Quattro 
                was founded by these four composers in 1996. It is, as it 
                were, a collective of like musical minds who share commonalities 
                of approach both of technique and of the composer’s relationship 
                to his audience. Of the four, disparate in terms of geographical 
                origin and age, Luboš Fišer has since died but the remaining trio 
                continue to produce challenging and important work. This disc, 
                in Arco Diva’s increasingly impressive series of discs, gives 
                us their quartets. Three were composed between 1986-87 but Bodorová’s 
                dates from as recently as 2000, a work commissioned from the composer 
                by Stanley Burnton and dedicated to his wife.  
              
 
              
Fišer’s 
                Quartet is a compact one, lasting about eleven minutes. He uses, 
                as most of the Quattro composers do, oppositional blocks 
                to a significant extent. In his case the material is rather austere, 
                with a gruff viola and cello dominated opening section though 
                it does develop in modal lyricism as the single movement develops. 
                There is some very high lying violin writing, oscillating between 
                reserve and reflection but Fišer shapes the contrastive material 
                with absolute assurance, never allowing one to overbalance the 
                other. Increasing agitation is accompanied by the curtness of 
                his unison writing and by reminiscences of earlier material and 
                greater depth of utterance (increased bow pressure here from the 
                Jupiter Quartet) the music dissolves, erupts once more and then 
                quietens in won resolution. Not an immediately or superficially 
                likeable work, this nevertheless contains a weight of significance 
                and drama, whether internalised or outwardly projected. Its arc 
                from austerity to resolution is charted with immediacy, insight 
                and sure understanding of form.  
              
 
              
Sylvie 
                Bodorová’s Quartet is her fourth, titled ‘Shofarot’, plural 
                for shofar. It’s in three movements all with Jewish superscriptions 
                and she has attempted to embed, infiltrate, what have you, the 
                instrument into the medium of her 2000 work, one of a number of 
                her recent works that take on Jewish themes. Embodying suitable 
                folk music and oppositional blocks, once more, Bodorová 
                proves more overtly expressive than Fišer in her aesthetic, one 
                to which I find myself increasingly drawn ever since I first heard 
                her music. She requires her instrumentalists to tap on the body 
                of the violin, and gradually the almost ghostly presence of the 
                shofar manifests itself in the opening movement – it seems to 
                me that she conjures it from history itself, vesting it with renewed 
                life, in the most conspicuously imaginative way imaginable. Now 
                revealed the shofar, transformed into the quartet medium, opens 
                the second movement encouraging increasingly open hearted folk 
                lyricism and melodic drive; this is effulgent and exciting, aerating 
                and alive. When Bodorová wants to drive hard, she can drive 
                – see her Guitar Quintet, a riot of animation, rhythmic dash and 
                tender heartedness. Busy and strongly rhythmic the final movement 
                has rather more jagged Jewish motifs now, but ones that play themselves 
                towards a triumphant resolution. I’m sure Stanley and Gwen Burnton 
                enjoyed the commission – bravo to them and to Bodorová 
                for this work and to Arco Diva for recording it.  
              
 
              
Mácha’s 
                1987 Quartet is again in three movements. Complex, quite dramatic, 
                it contains elements of discordance within it but ones controlled, 
                refined and even punctured by colour, light and a sense of sure 
                momentum. The Larghetto for example begins abruptly but moves 
                seamlessly towards greater and greater simplicity of utterance. 

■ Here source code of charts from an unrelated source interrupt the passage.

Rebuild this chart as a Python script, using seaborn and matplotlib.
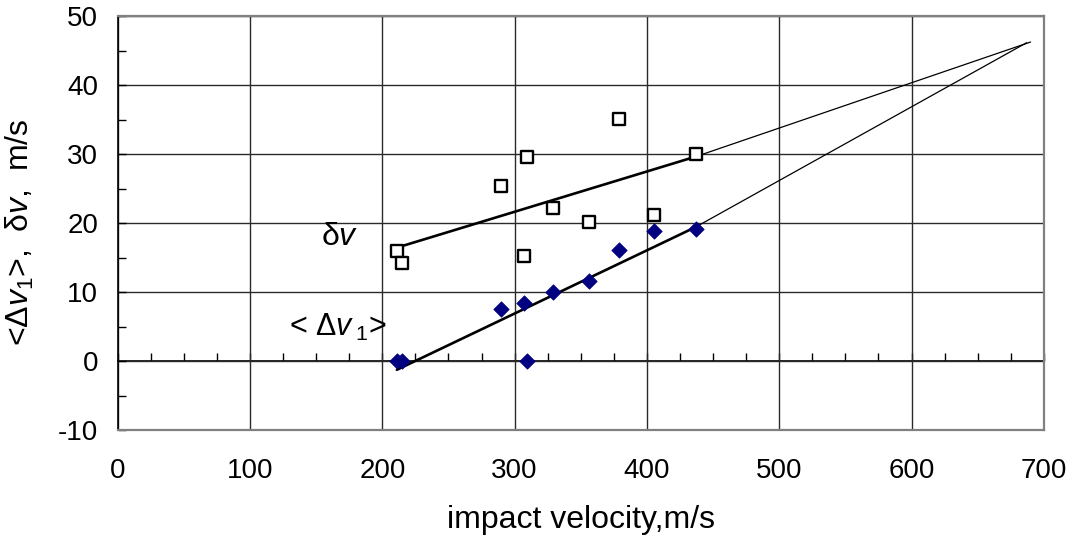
import matplotlib
matplotlib.use('Agg')
import matplotlib.pyplot as plt
import seaborn as sns
import pandas as pd
from matplotlib.ticker import MultipleLocator

# ---- data ----
impact_velocity = [211, 215, 290, 307, 309, 329, 356, 379, 405, 437]
delta_v = [16.0, 14.3, 25.4, 15.3, 29.6, 22.3, 20.2, 35.2, 21.3, 30.0]
mean_dv1 = [0.0, 0.0, 7.6, 8.5, 0.0, 10.0, 11.7, 16.1, 18.9, 19.2]

dv_fit_x = [211, 437]
dv_fit_y = [16.5, 29.7]
dv_ext_x = [437, 690]
dv_ext_y = [29.7, 46.3]

dv1_fit_x = [211, 437]
dv1_fit_y = [-1.2, 19.5]
dv1_ext_x = [437, 687]
dv1_ext_y = [19.5, 46.2]

x_ticks = [0, 100, 200, 300, 400, 500, 600, 700]
y_ticks = [-10, 0, 10, 20, 30, 40, 50]

sns.set_theme(style='white')
plt.rcParams['font.family'] = ['Liberation Sans', 'DejaVu Sans']
plt.rcParams['mathtext.fontset'] = 'custom'
plt.rcParams['mathtext.rm'] = 'Liberation Sans'
plt.rcParams['mathtext.it'] = 'Liberation Sans:italic'
for key in ['text.color', 'axes.labelcolor', 'xtick.color', 'ytick.color',
            'xtick.labelcolor', 'ytick.labelcolor']:
    plt.rcParams[key] = 'black'

fig = plt.figure(figsize=(10.75, 5.39), dpi=100)
ax = fig.add_axes([0.1095, 0.2013, 0.8615, 0.7681])

df_sq = pd.DataFrame({'x': impact_velocity, 'y': delta_v})
df_di = pd.DataFrame({'x': impact_velocity, 'y': mean_dv1})

# fit lines
sns.lineplot(x=dv_fit_x, y=dv_fit_y, ax=ax, color='black', lw=1.9,
             estimator=None, sort=False, zorder=3)
sns.lineplot(x=dv_ext_x, y=dv_ext_y, ax=ax, color='black', lw=0.9,
             estimator=None, sort=False, zorder=3)
sns.lineplot(x=dv1_fit_x, y=dv1_fit_y, ax=ax, color='black', lw=1.9,
             estimator=None, sort=False, zorder=3)
sns.lineplot(x=dv1_ext_x, y=dv1_ext_y, ax=ax, color='black', lw=0.9,
             estimator=None, sort=False, zorder=3)

# points
sns.scatterplot(data=df_sq, x='x', y='y', ax=ax, marker='s', s=80,
                facecolor='white', edgecolor='black', linewidth=1.7, zorder=4)
sns.scatterplot(data=df_di, x='x', y='y', ax=ax, marker='D', s=62,
                color='#000080', edgecolor='#000080', linewidth=0.5, zorder=4)

ax.set_xlim(0, 700)
ax.set_ylim(-10, 50)
ax.set_xticks(x_ticks)
ax.set_yticks(y_ticks)
ax.set_xticklabels([str(v) for v in x_ticks])
ax.set_yticklabels([str(v) for v in y_ticks])
ax.yaxis.set_minor_locator(MultipleLocator(5))

ax.grid(True, which='major', color='#2a2a2a', lw=1.0)
ax.set_axisbelow(True)

ax.tick_params(axis='y', which='both', direction='in', length=6, width=1,
               color='black', left=True, labelsize=20, pad=14)
ax.tick_params(axis='x', which='both', length=0, labelsize=20, pad=20)

for side in ['top', 'right', 'bottom']:
    ax.spines[side].set_color('#808080')
    ax.spines[side].set_linewidth(1.6)
ax.spines['left'].set_color('black')
ax.spines['left'].set_linewidth(1.2)

# zero axis line with minor ticks
secax = ax.secondary_xaxis(1 / 6)
secax.xaxis.set_major_locator(MultipleLocator(25))
secax.tick_params(direction='in', length=6, width=1, color='black',
                  labelbottom=False)
secax.spines['bottom'].set_color('black')
secax.spines['bottom'].set_linewidth(1.2)

ax.set_xlabel('impact velocity,m/s', fontsize=23)
ax.xaxis.set_label_coords(0.5, -0.18)
ax.set_ylabel('<Δ$\\mathit{v}_1$>,  δ$\\mathit{v}$,  m/s', fontsize=23)
ax.yaxis.set_label_coords(-0.088, 0.48)

ax.text(168, 18.1, 'δ$\\mathit{v}$', ha='center', va='center', fontsize=23)
ax.text(166, 5.0, '< Δ$\\mathit{v}\\,_1$>', ha='center', va='center', fontsize=22)

fig.savefig('out.png', dpi=100, facecolor='white')
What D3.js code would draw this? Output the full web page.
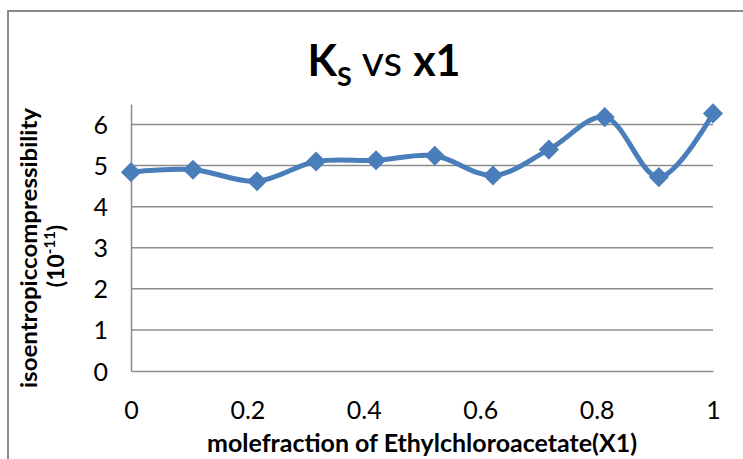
<!DOCTYPE html>
<meta charset="utf-8">
<html>
<style>
 body { margin:0; background:#fff; }
 svg text { font-family: Lato, "Open Sans", sans-serif; fill:#000; }
</style>
<script src="https://d3js.org/d3.v7.min.js"></script>
<body>
<svg width="743" height="459"></svg>
<script>
// values
const moleFraction = [0, 0.1065, 0.2165, 0.318, 0.421, 0.522, 0.622, 0.718, 0.814, 0.907, 1]
const ks = [4.84, 4.90, 4.62, 5.10, 5.13, 5.24, 4.76, 5.39, 6.18, 4.72, 6.27]
const xTicks = [0, 0.2, 0.4, 0.6, 0.8, 1]
const yTicks = [0, 1, 2, 3, 4, 5, 6]

const svg = d3.select('svg')

// chart border
svg.append('rect')
	.attr('x', 8).attr('y', 11)
	.attr('width', 760).attr('height', 470)
	.attr('fill', 'none')
	.attr('stroke', '#8c8c8c')
	.attr('stroke-width', 2)

const plotLeft = 131, plotRight = 713, plotTop = 104, plotBottom = 371

const x = d3.scaleLinear().domain([0, 1]).range([plotLeft, plotRight])
const y = d3.scaleLinear().domain([0, 6.5]).range([plotBottom, plotTop])

// gridlines
svg.append('g')
	.selectAll('line')
	.data(yTicks.filter(d => d > 0))
	.join('line')
	.attr('x1', plotLeft).attr('x2', plotRight)
	.attr('y1', d => y(d)).attr('y2', d => y(d))
	.attr('stroke', '#8c8c8c')
	.attr('stroke-width', 1.5)

// axes
const yAxis = svg.append('g')
	.attr('transform', `translate(${plotLeft},0)`)
	.call(d3.axisLeft(y).tickValues(yTicks).tickSize(0).tickPadding(23).tickFormat(d3.format('d')))
yAxis.select('.domain').attr('stroke', '#8c8c8c').attr('stroke-width', 1.5)
yAxis.selectAll('.tick text').attr('font-size', 25).attr('fill', '#000').attr('dy', '0.36em')

const xAxis = svg.append('g')
	.attr('transform', `translate(0,${plotBottom})`)
	.call(d3.axisBottom(x).tickValues(xTicks).tickSize(0).tickPadding(30).tickFormat(d => d))
xAxis.select('.domain').attr('stroke', '#8c8c8c').attr('stroke-width', 1.5)
xAxis.selectAll('.tick text').attr('font-size', 25).attr('fill', '#000')

// smoothed line
const line = d3.line()
	.x((d, i) => x(moleFraction[i]))
	.y(d => y(d))
	.curve(d3.curveCatmullRom.alpha(0.5))

svg.append('path')
	.datum(ks)
	.attr('d', line)
	.attr('fill', 'none')
	.attr('stroke', '#4a7ebb')
	.attr('stroke-width', 5)

svg.append('g')
	.selectAll('path')
	.data(ks)
	.join('path')
	.attr('d', d3.symbol().type(d3.symbolDiamond2).size(260))
	.attr('transform', (d, i) => `translate(${x(moleFraction[i])},${y(d)})`)
	.attr('fill', '#4a7ebb')

// title
const title = svg.append('text')
	.attr('x', 384).attr('y', 76)
	.attr('text-anchor', 'middle')
	.attr('font-size', 43)
title.append('tspan').attr('font-weight', 'bold').text('K')
title.append('tspan').attr('font-weight', 'bold').attr('font-size', 27).attr('dy', 10).text('S')
title.append('tspan').attr('dy', -10).text(' vs ')
title.append('tspan').attr('font-weight', 'bold').text('x1')

// axis titles
svg.append('text')
	.attr('x', 422).attr('y', 452)
	.attr('text-anchor', 'middle')
	.attr('font-size', 24)
	.attr('font-weight', 'bold')
	.attr('textLength', 430)
	.attr('lengthAdjust', 'spacingAndGlyphs')
	.text('molefraction of Ethylchloroacetate(X1)')

const yTitle = svg.append('text')
	.attr('transform', 'translate(37,248) rotate(-90)')
	.attr('text-anchor', 'middle')
	.attr('font-size', 23)
	.attr('font-weight', 'bold')
yTitle.append('tspan').attr('x', 0).attr('y', 0)
	.attr('textLength', 280)
	.attr('lengthAdjust', 'spacingAndGlyphs')
	.text('isoentropiccompressibility')
const l2 = yTitle.append('tspan').attr('x', -8).attr('y', 27)
l2.append('tspan').text('(10')
l2.append('tspan').attr('font-size', 15).attr('dy', -9).text('-11')
l2.append('tspan').attr('dy', 9).text(')')
</script>
</body>
</html>
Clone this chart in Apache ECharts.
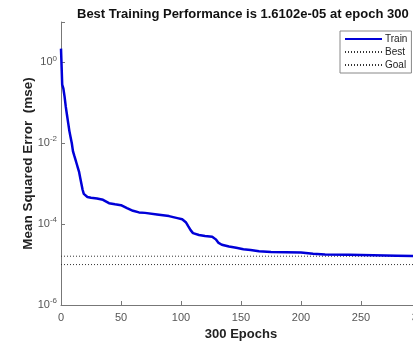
<!DOCTYPE html>
<html><head><meta charset="utf-8">
<script src="https://cdn.jsdelivr.net/npm/echarts@6/dist/echarts.min.js"></script>
<style>html,body{margin:0;padding:0;background:#fff}#c{width:413px;height:349px}</style>
</head><body><div id="c"></div>
<script>
var epochs = [0,1,2,3,4,5,6,7,8,9,10,11,12,13,14,15,16,17,18,19,20,22,25,30,35,40,45,50,55,60,65,70,80,90,97,101,104,106,108,110,115,120,126,129,131,134,140,146,152,158,165,175,200,210,220,240,260,280,300];
var trainMse = [2.19,0.282,0.224,0.141,0.0794,0.0501,0.0316,0.02,0.0141,0.01,0.0063,0.005,0.004,0.00316,0.00251,0.002,0.00141,0.001,7.1e-4,5.6e-4,5.0e-4,4.7e-4,4.5e-4,4.3e-4,4.0e-4,3.3e-4,3.1e-4,2.95e-4,2.5e-4,2.14e-4,1.95e-4,1.9e-4,1.74e-4,1.58e-4,1.41e-4,1.32e-4,1.12e-4,8.9e-5,7.1e-5,6.0e-5,5.4e-5,5.1e-5,4.9e-5,4.2e-5,3.5e-5,3.1e-5,2.8e-5,2.6e-5,2.4e-5,2.3e-5,2.14e-5,2.04e-5,2.0e-5,1.86e-5,1.78e-5,1.74e-5,1.70e-5,1.66e-5,1.6102e-5];
var bestValue = 1.6102e-5;
var goalValue = 1e-5;
var lineEpochs = [0, 300];
var xTicks = [0,50,100,150,200,250,300];
var yTickExponents = [-6,-4,-2,0];
var titleText = 'Best Training Performance is 1.6102e-05 at epoch 300';

var chart = echarts.init(document.getElementById('c'), null, {renderer:'canvas'});
var font = 'Liberation Sans, Arial, sans-serif';
function pairs(xs, ys){ return xs.map(function(x,i){return [x, ys[i]];}); }
chart.setOption({
  animation:false,
  backgroundColor:'#fff',
  title:{text:titleText,left:72,top:3,textStyle:{fontFamily:font,fontSize:13,fontWeight:'bold',color:'#111'}},
  grid:{left:61,right:-8,top:22,bottom:44,outerBoundsMode:'none',containLabel:false},
  legend:{
    orient:'vertical',left:340,top:31,itemWidth:37,itemHeight:10,itemGap:3,
    padding:[3,4,3,4],borderColor:'#888',borderWidth:1,backgroundColor:'#fff',
    itemStyle:{color:'transparent',borderColor:'transparent',borderWidth:0},
    textStyle:{fontFamily:font,fontSize:10,color:'#222',padding:[0,0,0,-2]},
    data:['Train','Best','Goal']
  },
  xAxis:{type:'value',min:0,max:300,interval:50,
    name:'300 Epochs',nameLocation:'middle',nameGap:23,
    nameTextStyle:{fontFamily:font,fontSize:13,fontWeight:'bold',color:'#222'},
    axisLine:{lineStyle:{color:'#777',width:1}},
    axisTick:{inside:true,length:4,lineStyle:{color:'#777'}},
    axisLabel:{fontFamily:font,fontSize:11,color:'#555',margin:7,
      formatter:function(v){return xTicks.indexOf(v)>=0?String(v):'';}},
    splitLine:{show:false}},
  yAxis:{type:'log',logBase:10,min:1e-6,max:10,interval:2,
    name:'Mean Squared Error  (mse)',nameLocation:'middle',nameGap:26,nameMoveOverlap:false,
    nameTextStyle:{fontFamily:font,fontSize:13.5,fontWeight:'bold',color:'#222'},
    axisLine:{show:true,lineStyle:{color:'#777',width:1}},
    axisTick:{show:true,inside:true,length:4,lineStyle:{color:'#777'}},
    minorTick:{show:false},
    axisLabel:{fontFamily:font,fontSize:11,color:'#555',margin:4,
      formatter:function(v){var e=Math.round(Math.log10(v)); if(yTickExponents.indexOf(e)<0) return ''; return '{b|10}{s|'+e+'}';},
      rich:{b:{fontFamily:font,fontSize:11,color:'#555'},s:{fontFamily:font,fontSize:8,color:'#555',padding:[0,0,8,0]}}},
    splitLine:{show:false}},
  series:[
    {name:'Train',type:'line',data:pairs(epochs,trainMse),symbol:'none',smooth:false,
      lineStyle:{color:'#0000d8',width:2.5},itemStyle:{color:'#0000d8'},z:5},
    {name:'Best',type:'line',data:pairs(lineEpochs,[bestValue,bestValue]),symbol:'none',
      lineStyle:{color:'#333',width:1,type:[1,2]},itemStyle:{color:'#333'},z:3},
    {name:'Goal',type:'line',data:pairs(lineEpochs,[goalValue,goalValue]),symbol:'none',
      lineStyle:{color:'#333',width:1,type:[1,2]},itemStyle:{color:'#333'},z:3}
  ]
});
</script></body></html>
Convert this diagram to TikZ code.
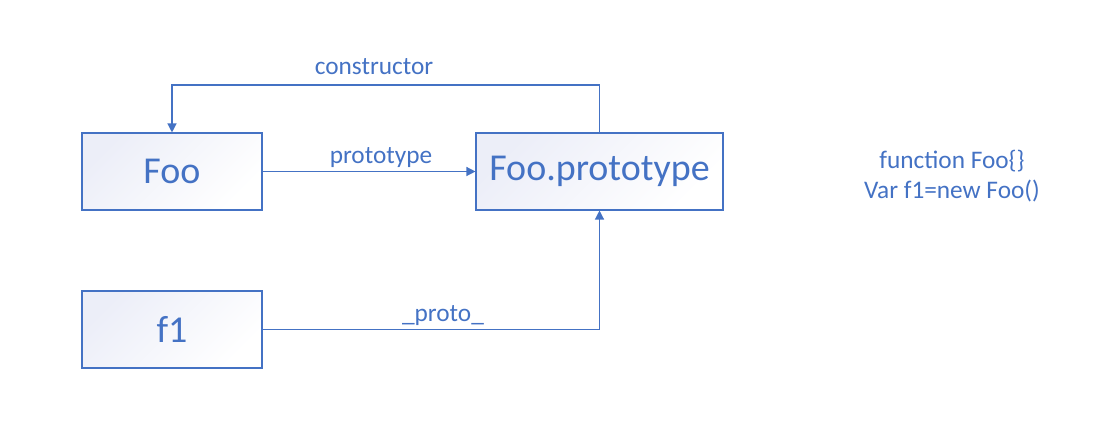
\documentclass[tikz,border=0pt]{standalone}
\usepackage{fontspec}
\setmainfont{Carlito}
\usetikzlibrary{arrows.meta}
\definecolor{acc}{HTML}{4472C4}
\definecolor{lav}{HTML}{ECEEF8}
\tikzset{
  box/.style={draw=acc, line width=1.1pt, top color=lav, bottom color=white, shading angle=45,
    minimum width=180pt, minimum height=77pt, inner sep=0pt, text=acc,
    font=\fontsize{38}{40}\selectfont},
  conn/.style={draw=acc, line width=1.3pt, -{Triangle[length=9pt,width=9pt]}},
  lbl/.style={text=acc, font=\fontsize{25.3}{30}\selectfont, inner sep=0pt}
}
\begin{document}
\begin{tikzpicture}[x=1pt,y=-1pt]
\useasboundingbox (0,0) rectangle (1112,435);
\node[box] (foo) at (172,171.5) {Foo};
\node[box, minimum width=247pt] (proto) at (599.5,171.5) {Foo.prototype};
\node[box] (f1) at (172,329.5) {f1};
\coordinate (c1) at (599.5,85);
\coordinate (c2) at (172,85);
\draw[conn] (foo.east) -- (proto.west);
\draw[conn] (proto.north) -- (c1) -- (c2) -- (foo.north);
\draw[conn] (f1.east) -| (proto.south);
\node[lbl] (lproto) at (381,158) {prototype};
\node[lbl] (lcons) at (374,67) {constructor};
\node[lbl] (l__) at (443,316) {\_proto\_};
\node[lbl, align=center] (code) at (952,176) {function Foo\{\}\\Var f1=new Foo()};
\end{tikzpicture}
\end{document}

                There’s a more animated Janáček-like central panel that goes 
                to relative extremes of the upper and lower registers but is well 
                controlled and moulded. The final movement is bristly, glinting, 
                then more elegant and dramatic and finally quickly resolute.  
              
 
              
Finally 
                there is the last of the Quattro composers, Zdeněk 
                Lukáš, born in 1928. In four numbered movements – he calls them 
                merely I, II, III and IV – he roots the work in modality. Windswept 
                fiddles over a pedal point open this intriguing quartet – before 
                the landscape turns dusky and a folk-influenced section opens 
                out into an effulgent melody with drone undercurrents. He does 
                the same in the second movement, though this time he cuts short 
                his instinct for gorgeous lyricism with self-aware alacrity. The 
                third movement is an andante type; concentratedly lyrical, rooted 
                in something much older perhaps than even the quartet medium, 
                it is advanced by skittering strings, keening cello, some scampering 
                contrastive material (again influenced by Janáček) and ending 
                in tranquillity and stillness. So to the stern finale – propulsive, 
                block-like – with its folk elements both exultant and yet well 
                integrated and that ends a most likeable, winning and effective 
                work.  
              
 
              
But 
                that really applies to them all to greater or lesser degrees and 
                all have been immortalised on disc through the committed advocacy 
                of the excellent Jupiter Quartet. Fine notes by the way and excellent 
                recording quality lead me to a very strong recommendation.